[What the exercise asks] Transcribe every line from the top down to the line with "from bokeh.resources import INLINE", both ends included, but not the pictures.

[Supplied material]
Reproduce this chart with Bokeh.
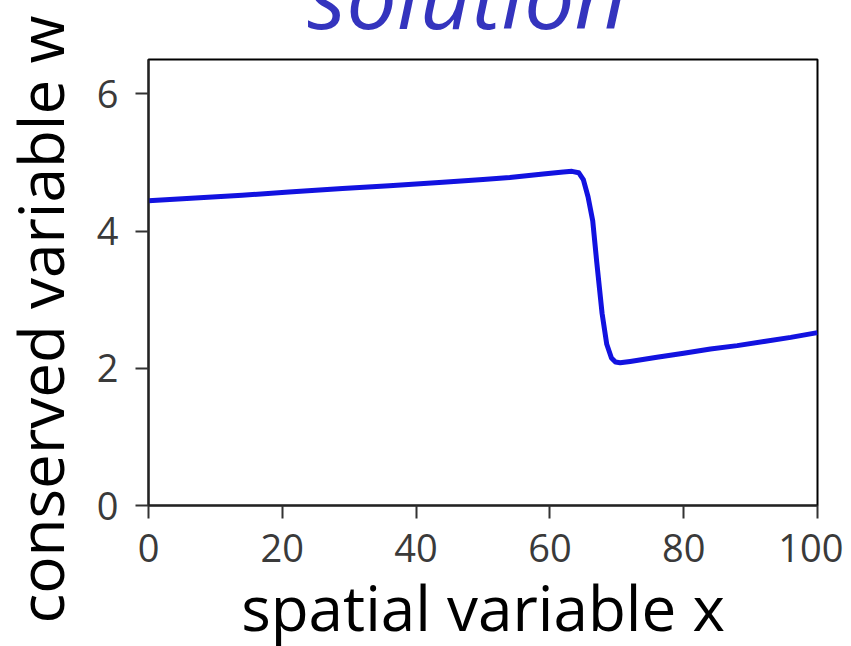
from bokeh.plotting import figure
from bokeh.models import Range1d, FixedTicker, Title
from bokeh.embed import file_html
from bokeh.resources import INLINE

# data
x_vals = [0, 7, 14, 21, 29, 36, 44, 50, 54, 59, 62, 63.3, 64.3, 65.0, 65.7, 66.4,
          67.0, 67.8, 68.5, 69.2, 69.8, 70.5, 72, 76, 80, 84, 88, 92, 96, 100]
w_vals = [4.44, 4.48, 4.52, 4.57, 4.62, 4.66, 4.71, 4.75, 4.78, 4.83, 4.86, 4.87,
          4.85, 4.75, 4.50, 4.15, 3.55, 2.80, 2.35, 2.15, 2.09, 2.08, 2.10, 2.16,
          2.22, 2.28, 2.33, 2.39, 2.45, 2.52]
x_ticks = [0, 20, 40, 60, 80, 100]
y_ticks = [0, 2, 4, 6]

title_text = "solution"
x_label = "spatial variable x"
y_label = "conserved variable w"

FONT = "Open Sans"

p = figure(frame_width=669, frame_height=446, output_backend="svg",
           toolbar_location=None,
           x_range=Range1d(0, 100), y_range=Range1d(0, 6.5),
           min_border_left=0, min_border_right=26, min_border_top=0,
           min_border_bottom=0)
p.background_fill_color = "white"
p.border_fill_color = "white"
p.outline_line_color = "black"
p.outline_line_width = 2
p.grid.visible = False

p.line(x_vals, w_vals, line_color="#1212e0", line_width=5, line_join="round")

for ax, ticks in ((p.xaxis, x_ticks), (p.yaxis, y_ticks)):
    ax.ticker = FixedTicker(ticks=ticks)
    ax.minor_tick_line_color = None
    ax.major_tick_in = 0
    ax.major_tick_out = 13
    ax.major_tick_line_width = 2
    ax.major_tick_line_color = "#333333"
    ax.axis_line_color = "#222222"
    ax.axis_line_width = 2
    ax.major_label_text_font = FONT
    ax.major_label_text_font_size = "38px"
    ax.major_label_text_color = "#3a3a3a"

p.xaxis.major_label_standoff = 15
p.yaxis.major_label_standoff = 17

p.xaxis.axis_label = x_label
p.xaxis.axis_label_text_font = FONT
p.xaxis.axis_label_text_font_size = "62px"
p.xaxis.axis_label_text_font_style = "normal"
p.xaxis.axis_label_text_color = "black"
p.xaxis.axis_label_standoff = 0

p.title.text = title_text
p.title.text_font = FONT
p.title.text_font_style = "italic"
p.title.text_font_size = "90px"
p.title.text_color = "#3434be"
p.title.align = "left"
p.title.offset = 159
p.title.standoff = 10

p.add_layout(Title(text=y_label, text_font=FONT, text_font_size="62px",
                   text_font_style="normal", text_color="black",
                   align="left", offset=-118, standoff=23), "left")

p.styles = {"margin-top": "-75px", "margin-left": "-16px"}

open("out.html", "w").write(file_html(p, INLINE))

[Worked answer]
Reproduce this chart with Bokeh.
from bokeh.plotting import figure
from bokeh.models import Range1d, FixedTicker, Title
from bokeh.embed import file_html
from bokeh.resources import INLINE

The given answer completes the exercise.